Return only the lines from the top of the data down to the one that holds "const barStroke = 'rgba(255,255,255,0.45)';", both included, without any pictures.
## start
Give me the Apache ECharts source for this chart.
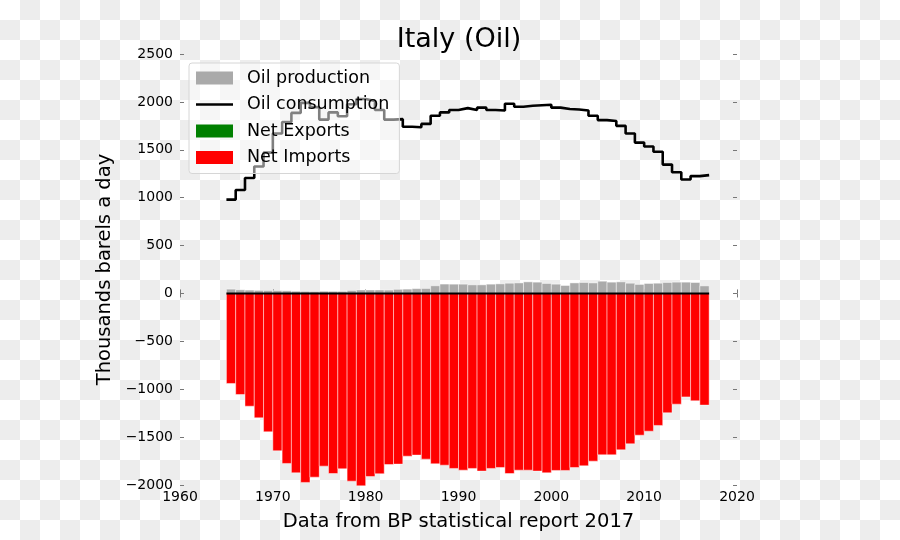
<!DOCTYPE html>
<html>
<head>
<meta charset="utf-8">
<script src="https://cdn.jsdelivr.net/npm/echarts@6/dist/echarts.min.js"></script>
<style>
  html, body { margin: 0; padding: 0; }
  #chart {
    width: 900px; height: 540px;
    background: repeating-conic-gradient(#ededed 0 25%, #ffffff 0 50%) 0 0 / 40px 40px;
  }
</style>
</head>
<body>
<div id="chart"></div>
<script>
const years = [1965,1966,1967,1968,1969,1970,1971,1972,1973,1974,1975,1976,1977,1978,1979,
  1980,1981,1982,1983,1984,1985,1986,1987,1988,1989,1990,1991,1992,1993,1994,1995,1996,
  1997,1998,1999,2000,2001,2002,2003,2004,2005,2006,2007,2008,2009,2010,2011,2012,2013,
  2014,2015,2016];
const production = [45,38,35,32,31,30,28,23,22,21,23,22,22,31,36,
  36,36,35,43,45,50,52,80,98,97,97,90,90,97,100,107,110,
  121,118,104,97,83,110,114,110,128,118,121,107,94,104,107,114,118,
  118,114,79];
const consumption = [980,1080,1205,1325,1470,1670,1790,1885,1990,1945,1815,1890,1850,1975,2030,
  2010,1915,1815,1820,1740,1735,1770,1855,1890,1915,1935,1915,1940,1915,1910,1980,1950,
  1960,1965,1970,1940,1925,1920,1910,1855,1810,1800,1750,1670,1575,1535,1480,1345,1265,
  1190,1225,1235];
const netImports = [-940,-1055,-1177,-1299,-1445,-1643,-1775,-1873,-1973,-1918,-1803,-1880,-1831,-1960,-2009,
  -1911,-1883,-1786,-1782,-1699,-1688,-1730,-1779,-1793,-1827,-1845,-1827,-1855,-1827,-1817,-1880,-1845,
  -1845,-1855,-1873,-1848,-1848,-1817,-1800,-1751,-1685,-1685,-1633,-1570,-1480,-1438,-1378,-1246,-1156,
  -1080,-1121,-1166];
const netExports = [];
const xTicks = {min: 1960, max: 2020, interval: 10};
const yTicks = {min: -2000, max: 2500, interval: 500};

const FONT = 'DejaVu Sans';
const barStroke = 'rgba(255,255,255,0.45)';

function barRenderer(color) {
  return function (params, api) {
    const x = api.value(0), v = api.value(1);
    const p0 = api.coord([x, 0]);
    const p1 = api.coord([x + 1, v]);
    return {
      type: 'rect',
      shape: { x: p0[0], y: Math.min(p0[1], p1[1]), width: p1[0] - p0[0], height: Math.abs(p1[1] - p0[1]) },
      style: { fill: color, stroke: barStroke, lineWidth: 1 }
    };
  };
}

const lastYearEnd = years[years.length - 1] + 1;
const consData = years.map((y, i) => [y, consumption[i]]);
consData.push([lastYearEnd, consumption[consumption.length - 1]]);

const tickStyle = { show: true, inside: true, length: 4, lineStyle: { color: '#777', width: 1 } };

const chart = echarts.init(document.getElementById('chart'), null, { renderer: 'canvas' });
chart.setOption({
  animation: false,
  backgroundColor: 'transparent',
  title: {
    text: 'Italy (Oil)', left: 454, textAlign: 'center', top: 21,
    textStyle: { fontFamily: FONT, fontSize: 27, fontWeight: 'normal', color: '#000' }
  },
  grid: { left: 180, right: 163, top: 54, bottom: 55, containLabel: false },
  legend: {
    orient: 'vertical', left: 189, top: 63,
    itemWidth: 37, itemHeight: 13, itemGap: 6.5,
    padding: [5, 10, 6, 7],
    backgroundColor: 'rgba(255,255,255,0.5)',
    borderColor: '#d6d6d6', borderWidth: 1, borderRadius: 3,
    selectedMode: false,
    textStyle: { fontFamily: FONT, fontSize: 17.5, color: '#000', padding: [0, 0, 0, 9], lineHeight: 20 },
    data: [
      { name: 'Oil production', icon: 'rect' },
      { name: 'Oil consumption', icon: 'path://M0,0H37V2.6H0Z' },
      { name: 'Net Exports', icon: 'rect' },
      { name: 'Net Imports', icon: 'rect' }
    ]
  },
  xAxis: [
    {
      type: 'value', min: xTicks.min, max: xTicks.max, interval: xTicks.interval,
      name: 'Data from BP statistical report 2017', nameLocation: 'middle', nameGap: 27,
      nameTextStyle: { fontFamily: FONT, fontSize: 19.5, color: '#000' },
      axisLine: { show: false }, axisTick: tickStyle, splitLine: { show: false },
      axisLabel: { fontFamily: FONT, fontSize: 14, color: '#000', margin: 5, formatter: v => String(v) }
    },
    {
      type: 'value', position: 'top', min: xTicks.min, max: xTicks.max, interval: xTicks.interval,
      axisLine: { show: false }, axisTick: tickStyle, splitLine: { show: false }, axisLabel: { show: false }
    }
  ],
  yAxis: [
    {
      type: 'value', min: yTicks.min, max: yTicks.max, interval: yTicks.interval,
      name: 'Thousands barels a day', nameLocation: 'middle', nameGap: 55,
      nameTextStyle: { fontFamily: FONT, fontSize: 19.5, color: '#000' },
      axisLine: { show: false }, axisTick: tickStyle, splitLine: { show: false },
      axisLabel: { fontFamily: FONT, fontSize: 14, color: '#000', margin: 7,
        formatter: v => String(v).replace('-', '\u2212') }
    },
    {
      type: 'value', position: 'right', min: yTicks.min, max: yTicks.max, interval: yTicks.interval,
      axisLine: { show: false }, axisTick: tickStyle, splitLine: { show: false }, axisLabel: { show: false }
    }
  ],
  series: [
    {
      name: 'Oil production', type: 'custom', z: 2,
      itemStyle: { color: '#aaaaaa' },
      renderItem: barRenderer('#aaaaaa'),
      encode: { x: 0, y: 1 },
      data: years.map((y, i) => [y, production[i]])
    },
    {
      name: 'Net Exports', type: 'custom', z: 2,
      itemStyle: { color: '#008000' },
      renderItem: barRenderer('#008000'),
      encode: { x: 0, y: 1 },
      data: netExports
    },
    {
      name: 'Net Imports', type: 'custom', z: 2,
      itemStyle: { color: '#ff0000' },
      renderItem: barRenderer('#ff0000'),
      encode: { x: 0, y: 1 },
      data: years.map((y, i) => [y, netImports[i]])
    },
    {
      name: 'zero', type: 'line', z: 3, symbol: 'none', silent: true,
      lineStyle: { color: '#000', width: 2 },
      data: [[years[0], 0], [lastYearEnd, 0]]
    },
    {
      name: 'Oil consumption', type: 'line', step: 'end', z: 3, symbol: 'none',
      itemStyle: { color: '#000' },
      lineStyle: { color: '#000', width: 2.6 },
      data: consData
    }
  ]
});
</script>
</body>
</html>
## end
- Written answer:
Give me the Apache ECharts source for this chart.
<!DOCTYPE html>
<html>
<head>
<meta charset="utf-8">
<script src="https://cdn.jsdelivr.net/npm/echarts@6/dist/echarts.min.js"></script>
<style>
  html, body { margin: 0; padding: 0; }
  #chart {
    width: 900px; height: 540px;
    background: repeating-conic-gradient(#ededed 0 25%, #ffffff 0 50%) 0 0 / 40px 40px;
  }
</style>
</head>
<body>
<div id="chart"></div>
<script>
const years = [1965,1966,1967,1968,1969,1970,1971,1972,1973,1974,1975,1976,1977,1978,1979,
  1980,1981,1982,1983,1984,1985,1986,1987,1988,1989,1990,1991,1992,1993,1994,1995,1996,
  1997,1998,1999,2000,2001,2002,2003,2004,2005,2006,2007,2008,2009,2010,2011,2012,2013,
  2014,2015,2016];
const production = [45,38,35,32,31,30,28,23,22,21,23,22,22,31,36,
  36,36,35,43,45,50,52,80,98,97,97,90,90,97,100,107,110,
  121,118,104,97,83,110,114,110,128,118,121,107,94,104,107,114,118,
  118,114,79];
const consumption = [980,1080,1205,1325,1470,1670,1790,1885,1990,1945,1815,1890,1850,1975,2030,
  2010,1915,1815,1820,1740,1735,1770,1855,1890,1915,1935,1915,1940,1915,1910,1980,1950,
  1960,1965,1970,1940,1925,1920,1910,1855,1810,1800,1750,1670,1575,1535,1480,1345,1265,
  1190,1225,1235];
const netImports = [-940,-1055,-1177,-1299,-1445,-1643,-1775,-1873,-1973,-1918,-1803,-1880,-1831,-1960,-2009,
  -1911,-1883,-1786,-1782,-1699,-1688,-1730,-1779,-1793,-1827,-1845,-1827,-1855,-1827,-1817,-1880,-1845,
  -1845,-1855,-1873,-1848,-1848,-1817,-1800,-1751,-1685,-1685,-1633,-1570,-1480,-1438,-1378,-1246,-1156,
  -1080,-1121,-1166];
const netExports = [];
const xTicks = {min: 1960, max: 2020, interval: 10};
const yTicks = {min: -2000, max: 2500, interval: 500};

const FONT = 'DejaVu Sans';
const barStroke = 'rgba(255,255,255,0.45)';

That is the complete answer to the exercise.